The study, he says, is the first to achieve that with a large number of data points, having assessed the climate footprint of nearly 30 wetlands across the Northern Hemisphere, from Zackenberg, Greenland, to Sherman Island, California. With that data, the researchers created models to better understand the environmental and man-made conditions that alter the wetland greenhouse gas budget and show how land management can influence their behavior over time.

They wanted to know: “What is the long-term effect of methane emission and carbon dioxide uptake, and if we were to perturb this wetland — convert it to cropland or forest, which is the significant conversion going on globally — does this actually lead to a more positive radiative forcing or a more negative radiative forcing?” Desai says.

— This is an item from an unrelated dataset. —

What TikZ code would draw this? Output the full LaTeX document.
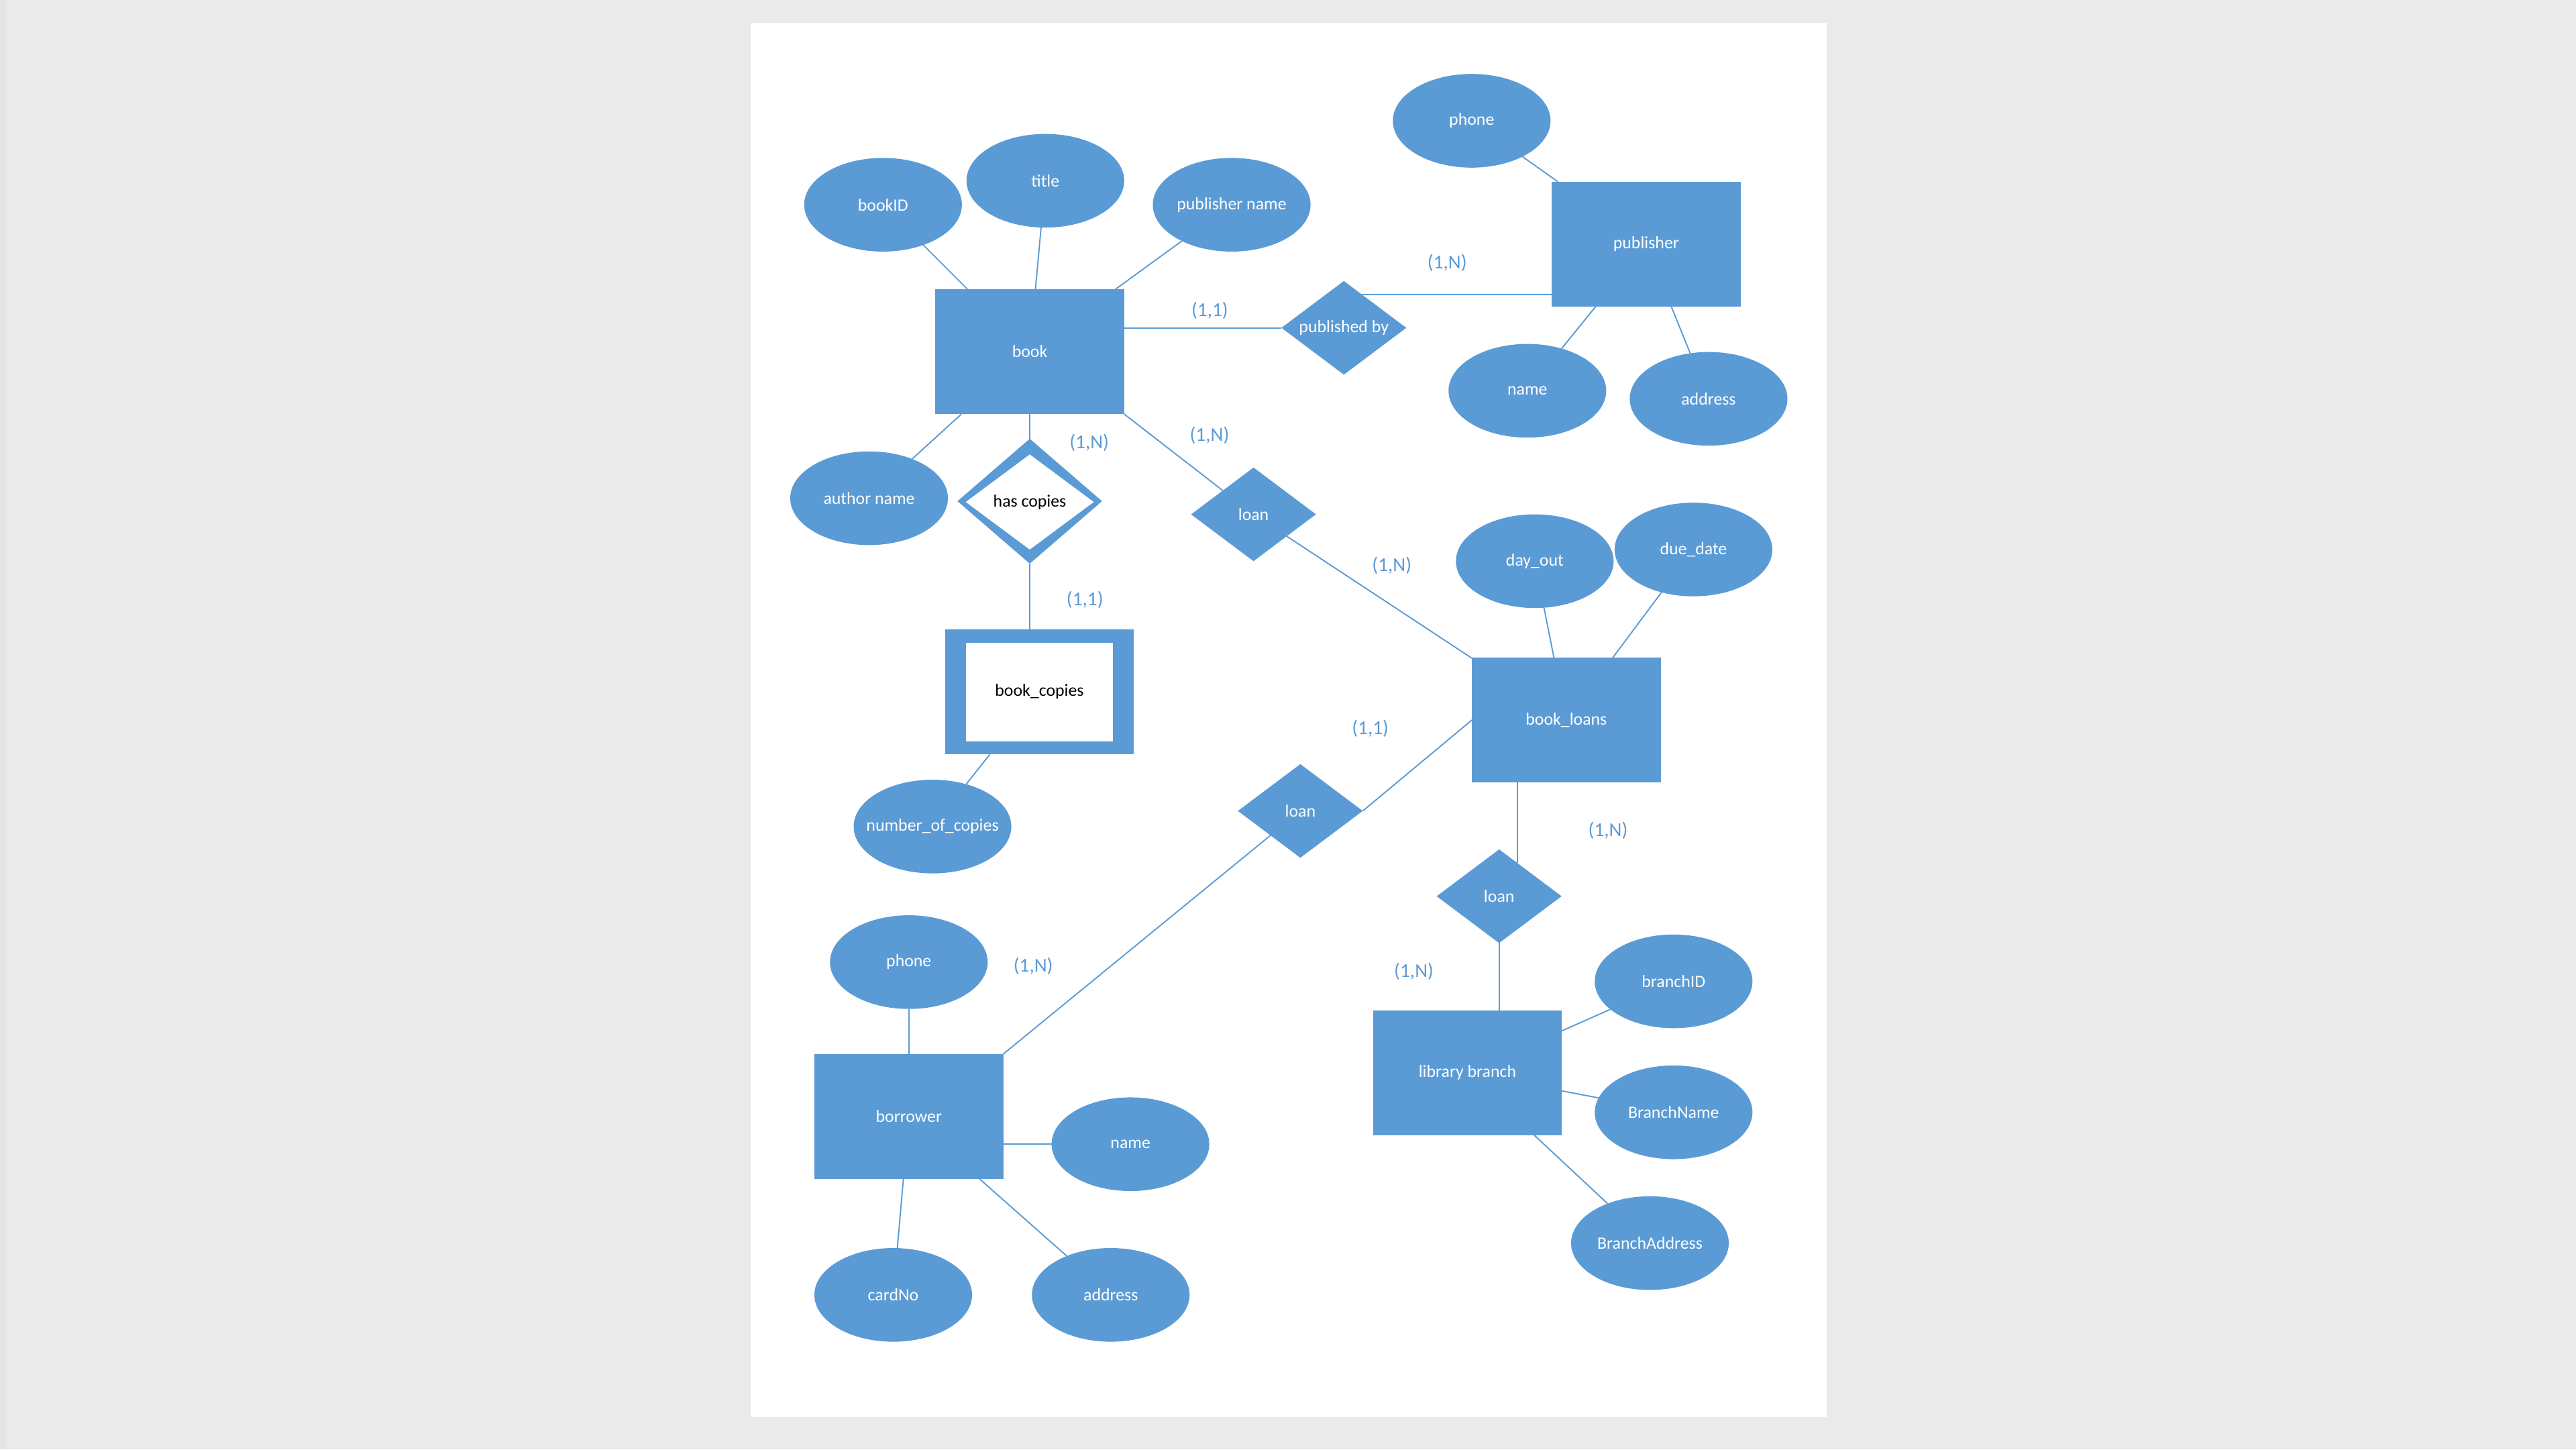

Radiative forcing is a measure of how much solar energy gets trapped on Earth. Greenhouse gases capture this solar radiation, heating the lower atmosphere and driving global weather and climate. Positive forcing indicates more energy is being trapped near the Earth’s surface, leading to warming.

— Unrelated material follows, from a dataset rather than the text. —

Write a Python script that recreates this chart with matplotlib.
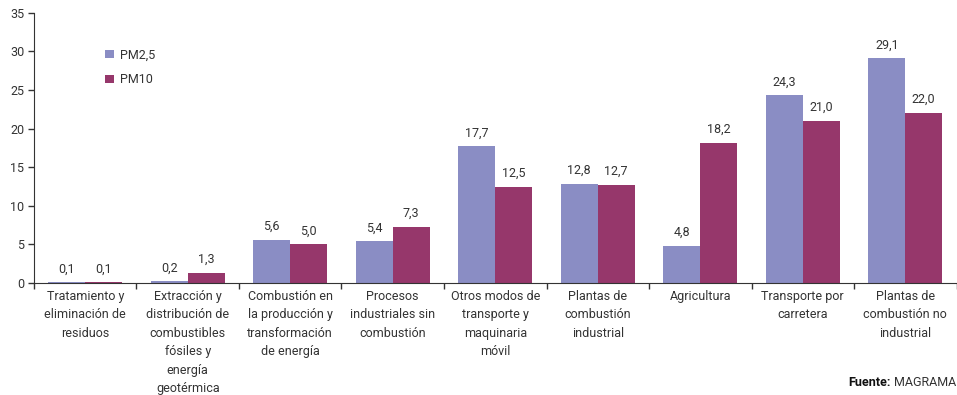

Overall, the research team found there is no one-size-fits-all way to categorize the greenhouse gas budget of any individual wetland, and that their sink or source potential varies over space and time, in how they are managed, and whether they are converted to other land types, such as forestry lands or cropland.

The study models show that converting wetlands to agricultural land leads to warming, especially at arctic and boreal sites, while conversion for biofuel crops or into forestry land leads to negative radiative forcing. But this depends on how the land is managed.

“There is a lot of interest in wetland restoration as a mitigation tool for climate change. We need to make sure we’re right on top of how we’re accounting for that mitigation value.”

Ankur Desai

For the study, Desai ran continuous meteorological and greenhouse gas measurements at a wetland site in Park Falls, Wisconsin, and contributed to statistical analysis and preparation of the published paper. He is part of a large network of scientists around the world, called FLUXNET, leading energy and greenhouse gas research sites and sharing the data they collect.

The Park Falls site is a 1,300-foot (400-meter) instrumented tower, surrounded by natural and agricultural areas, that also serves as a state-owned public television tower for PBS station WLEF-TV. The site, which Desai and others (including colleagues at UW–Madison, the National Oceanic and Atmospheric Administration (NOAA), Penn State, and other universities) have long run, can measure directly the exchange of heat, water, momentum, carbon dioxide and methane between the Earth’s surface and atmosphere.

At each site in the study, which ranged from arctic and boreal locales to more temperate areas, like Park Falls, scientists measured the concentrations and dynamics of carbon and methane near both natural and managed (or created) wetlands, whenever possible. Wetlands cover somewhere between 3 and 10 percent of the globe, though an element of uncertainty in the study is the lack of a solid definition for what constitutes a wetland.

“If you ask a person on the street to define what is a wetland … it’s a political definition, officially,” says Desai, “because it’s related to restoration, protection of the landscape. It may be different from what matters to a natural ecosystem from the perspective of carbon and methane budgets, so that’s a challenge for sure.”

In general, wetlands serve as carbon dioxide sponges because the gas gets trapped in their cool, oxygen-poor, waterlogged soils. At the same time, microbes break down the rich organic matter wetlands contain and release their metabolic byproducts, including methane. Wetlands account for 30 percent of the global methane budget.

Unlike carbon dioxide, methane is relatively short-lived once released into the atmosphere, sticking around only a decade. However, because of its chemistry, methane ultimately converts to carbon dioxide in the atmosphere and, over a 100-year period, is 25 times more potent.

“There is more warming for a molecule of methane than for a molecule of carbon dioxide added to the atmosphere,” says Desai.

Even small changes to a wetland can alter the balance of greenhouse gas stored versus greenhouse gas emitted and it’s important to assess these contributions over time, Desai says — particularly as countries consider wetland restoration as a strategy to offset carbon dioxide emissions, as an alternative to reducing fossil fuels.

“We have to think carefully about what the actual contributions are because wetlands have been storing carbon for thousands of years,” says Desai. “Early restoration sites have enhanced methane emissions relative to carbon sink potential but what happens initially can be different from what happens 20 years out, from what happens 100 years out.”

The corresponding author of the study, which will be available in print this month, is Alessandro Cescatti with the European Commission-DG Joint Research Centre’s Institute for Environment and Sustainability Climate Risk Management Unit, but many researchers contributed and numerous grants supported the work, including the National Science Foundation.